Côté factuel concernant le naufrage du Lamoricière, un témoignage de poids a été déterré : celui d’un certain commandant Schwander, un officier du « Groupement de Chasse n° 26 » d’Alger-Maison Blanche, qui était à bord du bateau militaire le Gueydon. « Il est indiscutable que le naufrage du Lamoricière est dû à une faute grave de la Cie générale transatlantique. », écrit-il dans son rapport du 13 janvier 1942. Et de préciser : « Et en particulier à l’agent technique de cette Cie à Alger qui malgré les réclamations du chef mécanicien Trautmann n’a pas voulu faire remettre en état la porte de soute qui faisait eau et cela malgré l’exemple donné par le commandant du Gueydon qui, un mois avant, quittant Marseille dans les mêmes conditions avait fait retour au port pour un motif analogue ».

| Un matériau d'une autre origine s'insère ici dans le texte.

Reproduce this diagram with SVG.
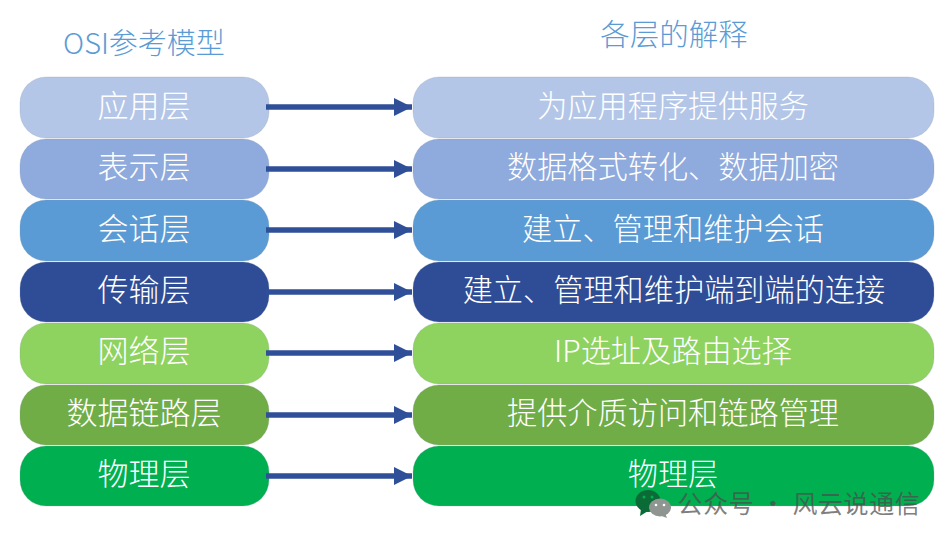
<svg xmlns="http://www.w3.org/2000/svg" width="949" height="542" viewBox="0 0 949 542">
<style>
text{font-family:"Noto Sans CJK SC","Noto Sans",sans-serif;text-anchor:middle}
.l{font-size:30.200px;fill:#fff;font-weight:300}
.s{font-size:31px}
.h{font-size:29.500px;fill:#5b9bd5;font-weight:300}
.t{font-size:29px}
.b{stroke:#8f9aa8;stroke-opacity:.25;stroke-width:1}
.c{stroke:#2f4f99;stroke-width:5.500;fill:none;marker-end:url(#a)}
.n1{fill:#b4c6e7}.n2{fill:#8faadc}.n3{fill:#5b9bd5}.n4{fill:#2f4d96}.n5{fill:#8ed35f}.n6{fill:#70ad47}.n7{fill:#00b050}
</style>
<defs><marker id="a" markerUnits="userSpaceOnUse" markerWidth="19" markerHeight="20" refX="18" refY="10" orient="auto"><path d="M0 1L18 10L0 19Z" fill="#2f4f99"/></marker></defs>
<rect width="949" height="542" fill="#fff"/>
<g id="title-left"><text class="h t" x="144" y="54">OSI参考模型</text></g>
<g id="title-right"><text class="h" x="674" y="45">各层的解释</text></g>
<g id="n1l"><rect class="b n1" x="20" y="77" width="249" height="61" rx="26"/><text class="l s" x="144" y="117">应用层</text></g>
<g id="n2l"><rect class="b n2" x="20" y="139" width="249" height="60" rx="26"/><text class="l s" x="144" y="178">表示层</text></g>
<g id="n3l"><rect class="b n3" x="20" y="200" width="249" height="61" rx="26"/><text class="l s" x="144" y="240">会话层</text></g>
<g id="n4l"><rect class="b n4" x="20" y="262" width="249" height="60" rx="26"/><text class="l s" x="144" y="301">传输层</text></g>
<g id="n5l"><rect class="b n5" x="20" y="323" width="249" height="61" rx="26"/><text class="l s" x="144" y="362">网络层</text></g>
<g id="n6l"><rect class="b n6" x="20" y="385" width="249" height="60" rx="26"/><text class="l s" x="144" y="424">数据链路层</text></g>
<g id="n7l"><rect class="b n7" x="20" y="446" width="249" height="60" rx="26"/><text class="l s" x="144" y="485">物理层</text></g>
<g id="n1r"><rect class="b n1" x="413" y="77" width="521" height="61" rx="26"/><text class="l" x="673" y="117">为应用程序提供服务</text></g>
<g id="n2r"><rect class="b n2" x="413" y="139" width="521" height="60" rx="26"/><text class="l" x="673" y="178">数据格式转化、数据加密</text></g>
<g id="n3r"><rect class="b n3" x="413" y="200" width="521" height="61" rx="26"/><text class="l" x="673" y="240">建立、管理和维护会话</text></g>
<g id="n4r"><rect class="b n4" x="413" y="262" width="521" height="60" rx="26"/><text class="l" x="674" y="301">建立、管理和维护端到端的连接</text></g>
<g id="n5r"><rect class="b n5" x="413" y="323" width="521" height="61" rx="26"/><text class="l" x="673" y="362">IP选址及路由选择</text></g>
<g id="n6r"><rect class="b n6" x="413" y="385" width="521" height="60" rx="26"/><text class="l" x="673" y="424">提供介质访问和链路管理</text></g>
<g id="n7r"><rect class="b n7" x="413" y="446" width="521" height="60" rx="26"/><text class="l" x="673" y="485">物理层</text></g>
<g id="connectors">
<path class="c" d="M266 107H412"/><path class="c" d="M266 169H412"/><path class="c" d="M266 230H412"/><path class="c" d="M266 292H412"/><path class="c" d="M266 353H412"/><path class="c" d="M266 415H412"/><path class="c" d="M266 476H412"/>
</g>
<g id="watermark">
<path d="M641 509L640 516L648 511Z" fill="#0a6b36"/>
<ellipse cx="648" cy="501" rx="12.500" ry="11" fill="#0a6b36"/>
<circle cx="644" cy="497" r="1.500" fill="#00b050"/><circle cx="652" cy="497" r="1.500" fill="#00b050"/>
<path d="M665 513L667 518L659 515Z" fill="#8f9692"/>
<ellipse cx="660" cy="507.500" rx="11" ry="9" fill="#8f9692"/>
<circle cx="656" cy="505" r="1.300" fill="#fff"/><circle cx="664" cy="505" r="1.300" fill="#fff"/>
<text x="799" y="513" style="font-size:25px;fill:#4d4d4d;fill-opacity:.72;letter-spacing:.6px;font-weight:400">公众号 · 风云说通信</text>
</g>
</svg>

La nature hostile seule responsable de la disparition du Lamoricière ?
Malgré les doutes et les démarches des rescapés, ainsi que les familles des victimes disparues en haute mer, contre la Compagnie générale transatlantique devant les tribunaux de Marseille et d’Alger, la justice française conclut finalement à un accident qui aurait été causé par une violente tempête contre laquelle le navire n’aurait pas pu résister. « Les tribunaux jugèrent en effet que le naufrage était principalement imputable à la médiocre qualité du charbon attribué au navire par les services de la répartition, et qui n’avait pas permis de donner aux machines en temps opportun la puissance suffisante pour tenir tête à une tempête d’une extrême violence », écrit Le Monde (le 13 juillet 1954).
En janvier 1949, la cour d’appel d’Aix-en-Provence avait confirmé cette mise hors de cause de la compagnie maritime mais elle a pointé du doigt « les transports maritimes de l’État, responsables pour un cinquième des conséquences dommageables de l’événement » (Le Monde, le 7 janvier 1949). Les requérants se retournèrent alors contre le gouvernement. Mais le Conseil d’État se déclara « incompétent ». Enfin, la chambre commerciale de la Cour de cassation estima que « la catastrophe a été surtout causée par un cyclone d’une violence exceptionnelle ‘‘dépassant le caractère de tempête prévisible en cas de voyage sur mer’’ » (Le Monde, 21 juin 1951).